6.24.2009

Fifteen Notable Books

An amusing game is currently circulating around the literary blogs. It was initiated by David Meyers at A Commonplace Blog who laid out its rules: “Name the fifteen books that have most influenced your thinking, that you have found yourself referring to most often in reflection, speech, and writing.”

Putting the matter this way is different than asking for your favorite book or one that has transformed your life. Instead you are asked to name a book, fifteen to be exact, that have influenced the way you write, talk and think. In my view, that’s a very powerful effect that, while it may not have turned your life around, has clearly left its mark.

To date there have been only three readers who have contributed a fifteen book list. Obviously you need to have read a great many fine books to put forward such a list, to say nothing of remembering the title and author of each one. The dilemma has been well expressed by Zbigniew Herbert in this excerpt from his poem A Life:

Someone recommended a classic work—as he said
it changed his life and the lives of million of others
I read it—I didn’t change—I’m ashamed to admit
for the life of me I don’t remember the classic’s name.

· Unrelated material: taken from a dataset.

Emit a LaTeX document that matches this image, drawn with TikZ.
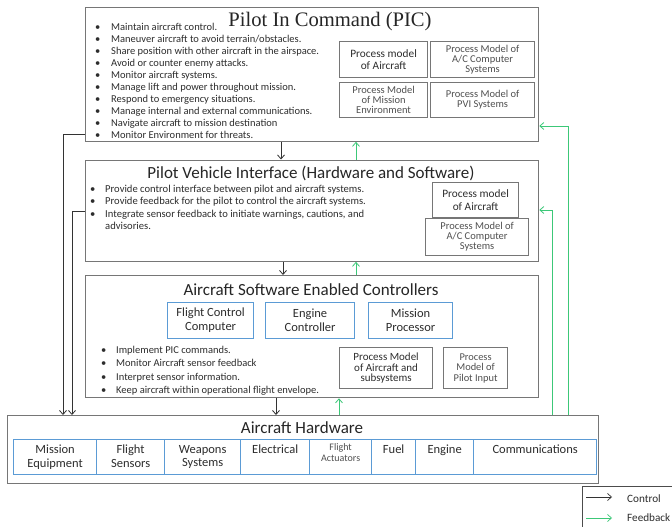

I will only mention the first five selections of each of the contributors. The rules of the game are to identify those that first came to mind and not spend too much time thinking about it. Meyers, who first proposed the game, named Vladimir Nabokov’s Lolita, Henry James’ The Portrait of a Lady, Saul Bellow’s Mr. Sammler’s Planet and Philip Roth’s American Pastoral. The remaining 10 are listed on his blog.

Patrick Kurp had no trouble coming up with his list, claiming it took him less than 7 minutes to write and then edit the collection. The first five are Guy Davenport’s The Geography of the Imagination, Walt Whitman’s Leaves of Grass, A. J. Liebling’s, Normandy Revisited, and Joseph Mitchell’s The Bottom of the Harbor. The remaining ten on Kurp’s list can be found on his blog, Anecdotal Evidence.

A blog by the name Underbelly was the last participate so far. The first 5 volumes on this list were Thucydides, History of the Peloponnesian War, George Eliot’s Middlemarch, Betram Wolfe’s Three Who Made a Revolution, James Boswell’s Life of Johnson and Tolstoy’s War and Peace. The next ten are shown on Underbelley.

Of the forty-five books mentioned there isn’t a single one common to each of the three lists, although Boswell’s Life of Johnson appeared on two. And with the exception Boswell, no author appeared more than once in the three lists—not Shakespeare, Tolstoy, Proust, or Joyce. Once again this attests to the remarkable subjectivity of the reading experience and the way in which we bring our own perception and emotional history to the books we read.

In the Guardian last week, Molly Flatt offered a current testimonial to the power of literature. She points out that “religious texts are prime examples of how stories have transformed people and societies in a very real way…” She notes that Shakespeare and Petrarch dramatically shaped the evolution of our language.

This reminded me of a remark Ian McEwan wrote in a tribute to Saul Bellow: “Writers we admire and re-read are absorbed into the fine print of our consciousness, into the white noise of our thoughts and in this sense, they can never die.”

And Flatt concludes her article with a personal account: “I'm convinced that novels change me all the time. After reading Jon McGregor's If Nobody Speaks of Remarkable Things I made an effort – which admittedly lapsed after a few days – to live in the present and notice the little stuff. After reading Blood Diamond I joined Amnesty International. After reading Dorothy Dunnett's Lymond Chronicles at the age of 15, I doomed my love life for years by measuring every potential date against a borderline genius, angelic-voiced, blond-haired 16th-century aristocrat. And don't tell me there isn't a whole generation out there campaigning to save the forests because they adored The Faraway Tree.”

She ends with a question that I too would like to pose: “So – be it in a serious or frivolous way, for good or for bad – what was the last story that really changed you?”